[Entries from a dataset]
* * * * *

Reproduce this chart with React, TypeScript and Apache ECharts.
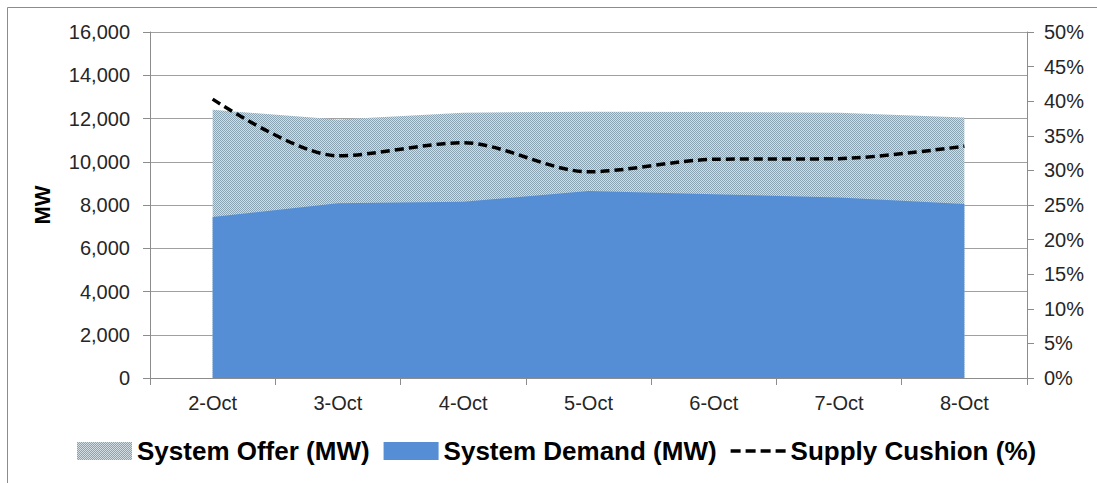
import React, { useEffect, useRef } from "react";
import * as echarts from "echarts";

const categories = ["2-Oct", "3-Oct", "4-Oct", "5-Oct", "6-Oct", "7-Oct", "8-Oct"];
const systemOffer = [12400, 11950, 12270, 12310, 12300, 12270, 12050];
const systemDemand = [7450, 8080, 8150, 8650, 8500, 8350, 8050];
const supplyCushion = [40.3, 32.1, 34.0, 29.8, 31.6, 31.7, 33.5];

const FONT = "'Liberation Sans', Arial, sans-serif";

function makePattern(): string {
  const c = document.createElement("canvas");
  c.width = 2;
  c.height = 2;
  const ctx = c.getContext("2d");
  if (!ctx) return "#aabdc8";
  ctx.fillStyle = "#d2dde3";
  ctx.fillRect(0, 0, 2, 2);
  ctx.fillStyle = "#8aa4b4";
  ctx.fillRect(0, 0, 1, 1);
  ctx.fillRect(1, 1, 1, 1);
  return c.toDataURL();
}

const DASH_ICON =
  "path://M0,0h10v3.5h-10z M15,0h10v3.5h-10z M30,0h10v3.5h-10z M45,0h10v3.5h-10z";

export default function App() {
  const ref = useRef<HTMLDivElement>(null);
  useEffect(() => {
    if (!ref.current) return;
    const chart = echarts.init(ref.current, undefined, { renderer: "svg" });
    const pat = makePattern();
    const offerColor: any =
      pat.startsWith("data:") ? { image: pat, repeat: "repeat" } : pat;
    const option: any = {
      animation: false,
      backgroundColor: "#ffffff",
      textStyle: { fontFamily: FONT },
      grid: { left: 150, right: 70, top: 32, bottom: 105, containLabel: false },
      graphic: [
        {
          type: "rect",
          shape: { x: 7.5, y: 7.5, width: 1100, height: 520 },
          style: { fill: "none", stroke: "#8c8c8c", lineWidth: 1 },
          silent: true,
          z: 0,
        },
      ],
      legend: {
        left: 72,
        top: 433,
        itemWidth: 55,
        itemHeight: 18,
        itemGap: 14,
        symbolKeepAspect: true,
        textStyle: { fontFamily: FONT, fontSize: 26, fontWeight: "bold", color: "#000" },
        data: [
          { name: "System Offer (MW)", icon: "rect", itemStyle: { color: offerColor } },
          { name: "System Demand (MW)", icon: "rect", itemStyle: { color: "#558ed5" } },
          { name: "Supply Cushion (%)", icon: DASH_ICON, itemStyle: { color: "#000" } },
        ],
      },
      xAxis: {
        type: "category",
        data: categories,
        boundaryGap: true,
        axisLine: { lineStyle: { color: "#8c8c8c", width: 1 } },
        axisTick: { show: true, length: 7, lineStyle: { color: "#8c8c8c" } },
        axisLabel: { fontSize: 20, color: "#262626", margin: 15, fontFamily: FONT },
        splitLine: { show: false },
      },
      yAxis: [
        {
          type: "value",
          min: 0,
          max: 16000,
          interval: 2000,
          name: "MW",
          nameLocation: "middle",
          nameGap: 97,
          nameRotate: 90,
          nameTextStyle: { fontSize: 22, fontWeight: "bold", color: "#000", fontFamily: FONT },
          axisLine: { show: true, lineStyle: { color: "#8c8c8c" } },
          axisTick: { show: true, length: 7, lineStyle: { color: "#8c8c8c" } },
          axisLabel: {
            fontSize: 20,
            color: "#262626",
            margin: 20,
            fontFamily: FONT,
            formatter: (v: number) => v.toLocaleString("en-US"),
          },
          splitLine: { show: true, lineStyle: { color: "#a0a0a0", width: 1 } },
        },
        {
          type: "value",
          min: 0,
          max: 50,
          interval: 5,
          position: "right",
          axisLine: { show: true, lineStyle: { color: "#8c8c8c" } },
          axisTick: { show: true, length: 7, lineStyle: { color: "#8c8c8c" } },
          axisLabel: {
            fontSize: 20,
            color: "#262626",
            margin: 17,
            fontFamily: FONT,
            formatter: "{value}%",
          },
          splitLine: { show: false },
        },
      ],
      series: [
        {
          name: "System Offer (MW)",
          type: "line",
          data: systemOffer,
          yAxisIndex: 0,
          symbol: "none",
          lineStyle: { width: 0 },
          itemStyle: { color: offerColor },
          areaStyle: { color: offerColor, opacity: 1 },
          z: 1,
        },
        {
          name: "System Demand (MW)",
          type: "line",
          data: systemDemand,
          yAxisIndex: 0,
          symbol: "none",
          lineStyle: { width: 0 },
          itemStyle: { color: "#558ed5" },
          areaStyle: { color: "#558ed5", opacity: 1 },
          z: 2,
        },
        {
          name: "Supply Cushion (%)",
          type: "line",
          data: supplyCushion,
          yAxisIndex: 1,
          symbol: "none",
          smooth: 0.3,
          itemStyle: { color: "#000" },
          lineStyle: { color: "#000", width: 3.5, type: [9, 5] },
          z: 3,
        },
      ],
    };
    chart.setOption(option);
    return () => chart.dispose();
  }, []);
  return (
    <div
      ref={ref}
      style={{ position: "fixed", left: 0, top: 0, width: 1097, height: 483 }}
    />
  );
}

* * * * *

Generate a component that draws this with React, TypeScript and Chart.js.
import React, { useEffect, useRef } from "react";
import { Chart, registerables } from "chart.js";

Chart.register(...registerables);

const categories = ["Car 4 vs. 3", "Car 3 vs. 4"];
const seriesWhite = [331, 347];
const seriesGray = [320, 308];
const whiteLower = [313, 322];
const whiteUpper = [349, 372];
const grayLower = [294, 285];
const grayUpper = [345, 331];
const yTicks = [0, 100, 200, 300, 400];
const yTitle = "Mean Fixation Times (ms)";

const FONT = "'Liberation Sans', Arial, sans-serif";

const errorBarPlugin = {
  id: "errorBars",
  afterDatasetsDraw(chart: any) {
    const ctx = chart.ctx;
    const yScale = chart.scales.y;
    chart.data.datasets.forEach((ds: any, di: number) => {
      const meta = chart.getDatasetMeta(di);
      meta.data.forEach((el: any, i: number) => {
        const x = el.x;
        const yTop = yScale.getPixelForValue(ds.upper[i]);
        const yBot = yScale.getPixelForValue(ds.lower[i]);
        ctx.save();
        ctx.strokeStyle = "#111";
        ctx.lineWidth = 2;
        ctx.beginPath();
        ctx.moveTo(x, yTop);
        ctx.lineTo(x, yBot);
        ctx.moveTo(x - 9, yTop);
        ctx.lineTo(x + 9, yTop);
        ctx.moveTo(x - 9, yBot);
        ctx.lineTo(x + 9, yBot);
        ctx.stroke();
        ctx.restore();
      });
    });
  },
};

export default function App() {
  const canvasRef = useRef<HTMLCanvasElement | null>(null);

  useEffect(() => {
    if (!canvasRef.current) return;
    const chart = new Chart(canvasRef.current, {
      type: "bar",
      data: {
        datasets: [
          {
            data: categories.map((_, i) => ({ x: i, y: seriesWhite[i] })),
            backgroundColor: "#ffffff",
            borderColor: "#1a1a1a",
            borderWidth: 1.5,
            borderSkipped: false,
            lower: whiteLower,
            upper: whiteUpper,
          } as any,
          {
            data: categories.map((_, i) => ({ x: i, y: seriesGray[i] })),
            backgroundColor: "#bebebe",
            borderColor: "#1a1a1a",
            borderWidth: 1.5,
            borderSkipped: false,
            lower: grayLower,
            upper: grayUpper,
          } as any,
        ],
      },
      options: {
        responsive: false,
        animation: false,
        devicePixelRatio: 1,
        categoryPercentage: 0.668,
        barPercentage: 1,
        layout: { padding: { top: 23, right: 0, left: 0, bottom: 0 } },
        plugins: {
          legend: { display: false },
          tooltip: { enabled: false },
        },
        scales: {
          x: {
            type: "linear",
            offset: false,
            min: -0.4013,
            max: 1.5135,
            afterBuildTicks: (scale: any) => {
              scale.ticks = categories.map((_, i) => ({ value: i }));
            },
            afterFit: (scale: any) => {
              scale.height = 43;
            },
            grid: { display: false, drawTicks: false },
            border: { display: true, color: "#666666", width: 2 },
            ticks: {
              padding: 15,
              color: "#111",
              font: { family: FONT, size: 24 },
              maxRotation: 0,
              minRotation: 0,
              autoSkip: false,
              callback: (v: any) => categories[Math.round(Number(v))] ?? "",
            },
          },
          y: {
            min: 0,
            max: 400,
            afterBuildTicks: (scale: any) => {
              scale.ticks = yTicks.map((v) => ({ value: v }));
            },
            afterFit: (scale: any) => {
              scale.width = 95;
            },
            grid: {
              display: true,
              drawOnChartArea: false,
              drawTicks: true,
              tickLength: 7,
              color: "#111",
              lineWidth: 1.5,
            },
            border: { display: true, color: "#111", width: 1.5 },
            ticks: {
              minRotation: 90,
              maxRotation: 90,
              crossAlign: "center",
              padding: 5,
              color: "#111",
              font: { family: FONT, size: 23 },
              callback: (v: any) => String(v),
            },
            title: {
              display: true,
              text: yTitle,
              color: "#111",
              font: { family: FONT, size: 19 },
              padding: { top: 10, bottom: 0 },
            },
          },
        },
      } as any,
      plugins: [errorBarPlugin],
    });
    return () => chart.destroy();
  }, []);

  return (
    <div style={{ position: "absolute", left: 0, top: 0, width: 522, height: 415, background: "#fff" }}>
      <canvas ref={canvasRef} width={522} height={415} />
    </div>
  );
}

* * * * *

Among the records above, locate the line containing "Reproduce this chart" and the line containing "31.6, 31.7, 33.5];", then transcribe exactly the lines starting at the first and ending at the second, with no pictures.

Result →
Reproduce this chart with React, TypeScript and Apache ECharts.
import React, { useEffect, useRef } from "react";
import * as echarts from "echarts";

const categories = ["2-Oct", "3-Oct", "4-Oct", "5-Oct", "6-Oct", "7-Oct", "8-Oct"];
const systemOffer = [12400, 11950, 12270, 12310, 12300, 12270, 12050];
const systemDemand = [7450, 8080, 8150, 8650, 8500, 8350, 8050];
const supplyCushion = [40.3, 32.1, 34.0, 29.8, 31.6, 31.7, 33.5];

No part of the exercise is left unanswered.